MLM experience… Is it worth keeping on your resume?

Are you or someone you know looking for a job after a stint in an MLM? Well, first off, congratulations for pursuing a real job that will provide a steady salary! But I also know that transition can be hard. The job market is already tight and if you don’t have much other work experience on your resume, is it worth trying to leverage your MLM experience?

The short answer? Heck no.

As Ask the Manager puts it, there’s a “strong stigma against [MLMs],” meaning your work experience might very well put a bad taste in the mouth of anyone looking through resumes. And looking past the sketchy products many offer, when nearly half of people in MLMs lose money and another quarter barely break even, it sure doesn’t paint you in a good light to be involved.

(Not to mention, many who do turn a profit only do so by recruiting more people, not actually by selling many products.)

“But I wouldn’t say I worked for an MLM,” you or your friend might say, “I was a small business owner!”

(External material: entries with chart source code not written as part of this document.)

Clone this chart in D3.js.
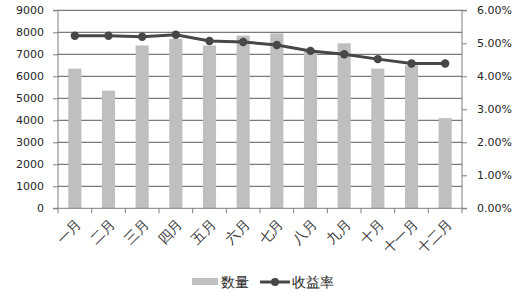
<!DOCTYPE html>
<html><head><meta charset="utf-8">
<script src="https://cdn.jsdelivr.net/npm/d3@7"></script>
<style>body{margin:0;background:#fff}svg{display:block}text{font-family:"DejaVu Sans",Verdana,sans-serif}</style>
</head><body><svg id="c" width="530" height="293"></svg>
<script>
const months = ["一月","二月","三月","四月","五月","六月","七月","八月","九月","十月","十一月","十二月"];
const quantity = [6350, 5350, 7400, 7700, 7400, 7850, 7950, 7200, 7500, 6350, 6500, 4100];
const yieldRate = [5.23, 5.23, 5.20, 5.26, 5.07, 5.04, 4.95, 4.77, 4.67, 4.52, 4.39, 4.39];
const leftTicks = [0,1000,2000,3000,4000,5000,6000,7000,8000,9000];
const rightTicks = [0,1,2,3,4,5,6];
const seriesNames = ["数量","收益率"];

const svg = d3.select("#c");
const L = 58, R = 462, T = 10.3, B = 208.3;
const x = d3.scaleBand().domain(months).range([L, R]).paddingInner(0.61).paddingOuter(0.305);
const xb = d3.scaleBand().domain(months).range([L, R]);
const yL = d3.scaleLinear().domain([0, 9000]).range([B, T]);
const yR = d3.scaleLinear().domain([0, 6]).range([B, T]);

// gridlines
svg.append("g").selectAll("line").data(leftTicks.slice(1)).join("line")
  .attr("x1", L).attr("x2", R).attr("y1", d => yL(d)).attr("y2", d => yL(d))
  .attr("stroke", "#595959").attr("stroke-width", 1);

// bars
svg.append("g").selectAll("rect").data(quantity).join("rect")
  .attr("x", (d, i) => x(months[i])).attr("width", x.bandwidth())
  .attr("y", d => yL(d)).attr("height", d => B - yL(d))
  .attr("fill", "#bfbfbf");

// axes
const axCol = "#7f7f7f";
const gl = svg.append("g").attr("transform", `translate(${L},0)`)
  .call(d3.axisLeft(yL).tickValues(leftTicks).tickSize(5).tickPadding(9).tickFormat(d3.format("d")));
const gr = svg.append("g").attr("transform", `translate(${R},0)`)
  .call(d3.axisRight(yR).tickValues(rightTicks).tickSize(5).tickPadding(10).tickFormat(d => d.toFixed(2) + "%"));
const gx = svg.append("g").attr("transform", `translate(0,${B})`)
  .call(d3.axisBottom(xb).tickSize(0).tickFormat(""));
// x tick marks at band boundaries
svg.append("g").selectAll("line").data(d3.range(13)).join("line")
  .attr("x1", i => L + i * xb.step()).attr("x2", i => L + i * xb.step())
  .attr("y1", B).attr("y2", B + 5).attr("stroke", axCol);
[gl, gr, gx].forEach(g => {
  g.selectAll("path.domain").attr("stroke", axCol);
  g.selectAll(".tick line").attr("stroke", axCol);
  g.selectAll("text").attr("font-size", 11).attr("fill", "#262626")
    .attr("font-family", '"DejaVu Sans",Verdana,sans-serif');
});
gl.select("path.domain").attr("d", `M-5,${T}H0V${B}H-5`);
gr.select("path.domain").attr("d", `M5,${T}H0V${B}H5`);
gx.select("path.domain").attr("d", `M${L},0H${R}`);

// x labels rotated
svg.append("g").selectAll("text").data(months).join("text")
  .attr("transform", d => `translate(${xb(d) + xb.bandwidth()/2 + 4},${B + 13}) rotate(-45)`)
  .attr("text-anchor", "end").attr("dy", "0.35em")
  .attr("font-size", 14).attr("fill", "#3a3a3a")
  .attr("font-family", '"Noto Sans CJK SC",sans-serif')
  .text(d => d);

// line
const line = d3.line().x((d, i) => xb(months[i]) + xb.bandwidth()/2).y(d => yR(d));
svg.append("path").datum(yieldRate).attr("d", line)
  .attr("fill", "none").attr("stroke", "#474747").attr("stroke-width", 3);
svg.append("g").selectAll("circle").data(yieldRate).join("circle")
  .attr("cx", (d, i) => xb(months[i]) + xb.bandwidth()/2).attr("cy", d => yR(d))
  .attr("r", 4.2).attr("fill", "#474747");

// legend
const lg = svg.append("g");
lg.append("rect").attr("x", 192).attr("y", 278).attr("width", 26).attr("height", 7).attr("fill", "#bfbfbf");
lg.append("text").attr("x", 221).attr("y", 282).attr("dy", "0.35em").attr("font-size", 13.5)
  .attr("font-family", '"Noto Sans CJK SC",sans-serif').attr("fill", "#262626").text(seriesNames[0]);
lg.append("line").attr("x1", 260).attr("x2", 290).attr("y1", 282).attr("y2", 282)
  .attr("stroke", "#474747").attr("stroke-width", 3);
lg.append("circle").attr("cx", 275).attr("cy", 282).attr("r", 4).attr("fill", "#474747");
lg.append("text").attr("x", 292).attr("y", 282).attr("dy", "0.35em").attr("font-size", 13.5)
  .attr("font-family", '"Noto Sans CJK SC",sans-serif').attr("fill", "#262626").text(seriesNames[1]);
</script></body></html>
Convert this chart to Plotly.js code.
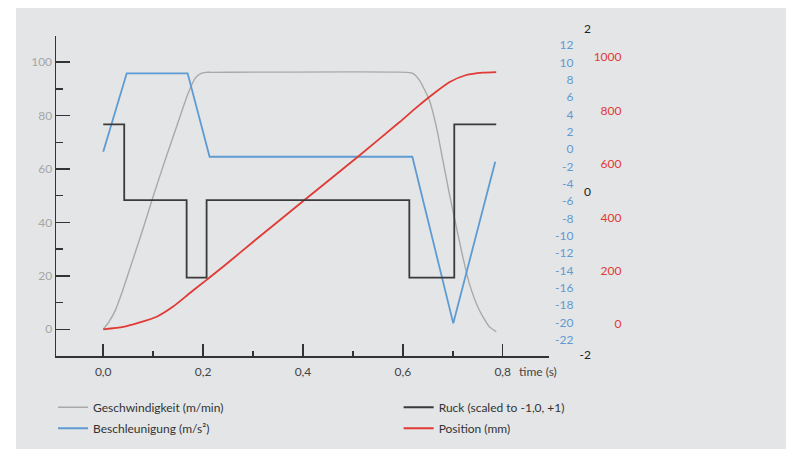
<!DOCTYPE html>
<html><head><meta charset="utf-8">
<script src="https://cdn.plot.ly/plotly-3.0.1.min.js"></script>
<style>
html,body{margin:0;padding:0;background:#ffffff;}
#chart{position:absolute;left:16px;top:8px;width:770px;height:441px;}
</style></head><body><div id="chart"></div>
<script>
// Geschwindigkeit (m/min) – left axis
const geschwT = [0, 0.012, 0.024, 0.037, 0.059, 0.081, 0.102, 0.124, 0.147, 0.17, 0.185, 0.196, 0.206, 0.216, 0.61, 0.62, 0.633, 0.653, 0.667, 0.68, 0.693, 0.707, 0.72, 0.733, 0.753, 0.773, 0.787];
const geschwV = [0, 3, 7, 13.5, 25.9, 38.4, 50.9, 63.4, 75.9, 88.4, 94.2, 95.8, 96.2, 96.2, 96.2, 95.8, 93.3, 85.8, 75.9, 63.4, 50.9, 38.4, 27.2, 17.2, 7.2, 1, -0.9];
// Beschleunigung (m/s²) – blue axis
const beschlT = [0, 0.047, 0.169, 0.213, 0.619, 0.701, 0.785];
const beschlV = [-0.3, 8.74, 8.74, -0.88, -0.88, -20.08, -1.45];
// Ruck (scaled) – black axis
const ruckT = [0, 0.042, 0.167, 0.207, 0.613, 0.703, 0.787];
const ruckV = [0.83, -0.1, -1.05, -0.1, -1.05, 0.83, 0.83];
// Position (mm) – red axis
const posT = [0, 0.04, 0.07, 0.107, 0.14, 0.173, 0.207, 0.24, 0.307, 0.403, 0.51, 0.593, 0.627, 0.66, 0.693, 0.727, 0.76, 0.787];
const posV = [0, 9, 24, 47, 85, 135, 185, 234, 338, 484, 646, 775, 830, 880, 925, 952, 961, 963];

// tick labels (hyphen minus as in the original)
const blueTickVals = [12, 10, 8, 6, 4, 2, 0, -2, -4, -6, -8, -10, -12, -14, -16, -18, -20, -22];
const blueTickText = ['12', '10', '8', '6', '4', '2', '0', '-2', '-4', '-6', '-8', '-10', '-12', '-14', '-16', '-18', '-20', '-22'];
const ruckTickVals = [2, 0, -2];
const ruckTickText = ['2', '0', '-2'];

const names = ['Geschwindigkeit (m/min)', 'Ruck (scaled to -1,0, +1)', 'Beschleunigung (m/s\u00b2)', 'Position (mm)'];
const FONT = 'Lato, "Liberation Sans", sans-serif';
const D = 0.97561;

const traces = [
  {x: ruckT, y: ruckV, yaxis: 'y3', name: names[1], legend: 'legend2', legendgroup: 'g2', legendrank: 1, mode: 'lines', line: {color: '#3a3a3a', width: 1.8, shape: 'hv'}},
  {x: geschwT, y: geschwV, yaxis: 'y', name: names[0], legend: 'legend', legendgroup: 'g1', legendrank: 1, mode: 'lines', line: {color: '#a9a9a9', width: 1.4, shape: 'spline', smoothing: 0.6}},
  {x: beschlT, y: beschlV, yaxis: 'y2', name: names[2], legend: 'legend', legendgroup: 'g3', legendrank: 2, mode: 'lines', line: {color: '#5f9bd3', width: 1.8}},
  {x: posT, y: posV, yaxis: 'y4', name: names[3], legend: 'legend2', legendgroup: 'g4', legendrank: 2, mode: 'lines', line: {color: '#e03a35', width: 1.8, shape: 'spline', smoothing: 0.6}}
];

const legendBase = {orientation: 'v', xanchor: 'left', y: -0.112, yanchor: 'top', bgcolor: 'rgba(0,0,0,0)',
                    tracegroupgap: 2, traceorder: 'grouped', font: {family: FONT, size: 12, color: '#333'}};

const layout = {
  width: 770, height: 441,
  margin: {l: 40, r: 236.5, t: 20, b: 93, pad: 0, autoexpand: false},
  paper_bgcolor: '#e4e5e7', plot_bgcolor: 'rgba(0,0,0,0)',
  separators: ',.',
  font: {family: FONT, size: 12, color: '#444'},
  showlegend: true,
  legend: Object.assign({}, legendBase, {x: -0.006}),
  legend2: Object.assign({}, legendBase, {x: 0.695}),
  xaxis: {domain: [0, 1], anchor: 'y', range: [-0.0946, 0.8927], showgrid: false, zeroline: false,
          showline: true, linecolor: '#333', linewidth: 1.5, ticks: 'inside', ticklen: 12, tickwidth: 1.5, tickcolor: '#333',
          dtick: 0.2, tick0: 0, tickformat: '.1f', ticklabelstandoff: 4,
          minor: {dtick: 0.1, tick0: 0, ticks: 'inside', ticklen: 5, tickwidth: 1.5, tickcolor: '#333'},
          tickfont: {family: FONT, size: 12, color: '#444'}},
  yaxis: {domain: [0, D], anchor: 'x', range: [-10, 109.8], showgrid: false, zeroline: false,
          showline: true, linecolor: '#333', linewidth: 1.5, ticks: 'inside', ticklen: 14, tickwidth: 1.5, tickcolor: '#333',
          dtick: 20, tick0: 0,
          minor: {dtick: 10, tick0: 0, ticks: 'inside', ticklen: 7, tickwidth: 1.5, tickcolor: '#333'},
          tickfont: {family: FONT, size: 12, color: '#a6a6a6'}},
  yaxis2: {overlaying: 'y', anchor: 'free', position: 1, side: 'left', shift: 24.5, range: [-23.844, 13.037],
           showgrid: false, zeroline: false, showline: false, ticks: '', tickmode: 'array', tickvals: blueTickVals, ticktext: blueTickText,
           tickfont: {family: FONT, size: 12, color: '#5f9bd3'}},
  yaxis3: {domain: [0, 1], anchor: 'free', position: 1, side: 'left', shift: 42, range: [-2.01, 2.01],
           showgrid: false, zeroline: false, showline: false, ticks: '', tickmode: 'array', tickvals: ruckTickVals, ticktext: ruckTickText,
           tickfont: {family: FONT, size: 12, color: '#222'}},
  yaxis4: {overlaying: 'y', anchor: 'free', position: 1, side: 'left', shift: 72.5, range: [-100, 1098],
           showgrid: false, zeroline: false, showline: false, ticks: '', dtick: 200, tick0: 0, ticklabelshift: -5,
           tickfont: {family: FONT, size: 12, color: '#e03a35'}},
  yaxis5: {overlaying: 'y', anchor: 'x', side: 'right', range: [-10, 110], showgrid: false, zeroline: false,
           showline: true, linecolor: '#333', linewidth: 1.5, ticks: 'inside', ticklen: 13, tickwidth: 1.5, tickcolor: '#333',
           dtick: 10, tick0: 0, showticklabels: false,
           minor: {dtick: 5, tick0: 0, ticks: 'inside', ticklen: 6, tickwidth: 1.5, tickcolor: '#333'}},
  annotations: [{text: 'time (s)', xref: 'x', x: 0.829, xanchor: 'left', yref: 'paper', y: 0, yanchor: 'top', yshift: -6,
                 showarrow: false, font: {family: FONT, size: 12, color: '#444'}}]
};

Plotly.newPlot('chart', traces, layout, {displayModeBar: false, staticPlot: true});
</script></body></html>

It’s a common selling point for MLMs, that often throw around pseudo-feminist feel good slang like “Boss Babe” or a “Momtrepreneur,” to tell women joining that they’re now business women! Except, as you might have guessed, that’s not actually the case, unless by “Boss Babe” you mean “Babe Who Goes Bankrupt or Tries to Bankrupt Her Friends.”

A more accurate title for the job you did at an MLM would be Sales Rep, because you have no stake in the creation of the product, or setting the prices, or any of the myriad of tasks that a real entrepreneur has to face.

Okay, that doesn’t sound nearly as impressive as “small business owner.” And I know it’s tempting to talk up your experience on a resume, but that can fall apart pretty quickly if you can’t actually speak to actual entrepreneur experience. It makes you look like you don’t know what you’re talking about…which is also not a good look for the job hunt.

That said… Depending on your situation, it might be difficult to leave any potential work experience off your resume. I get it. MLMs often target people who don’t have options for other work opportunities – and it’s possible you’re one of the unlucky ones who doesn’t have much else to put on paper.

In this case, you’ll want to do it carefully. Use the sales representative title (or something similar) and, if you’re like the roughly 50% of people who lose money from MLMs, highlight your soft skills. Did you do cold calls? Tailor events to the people who would be attending? Get creative, just make sure to do it within reason.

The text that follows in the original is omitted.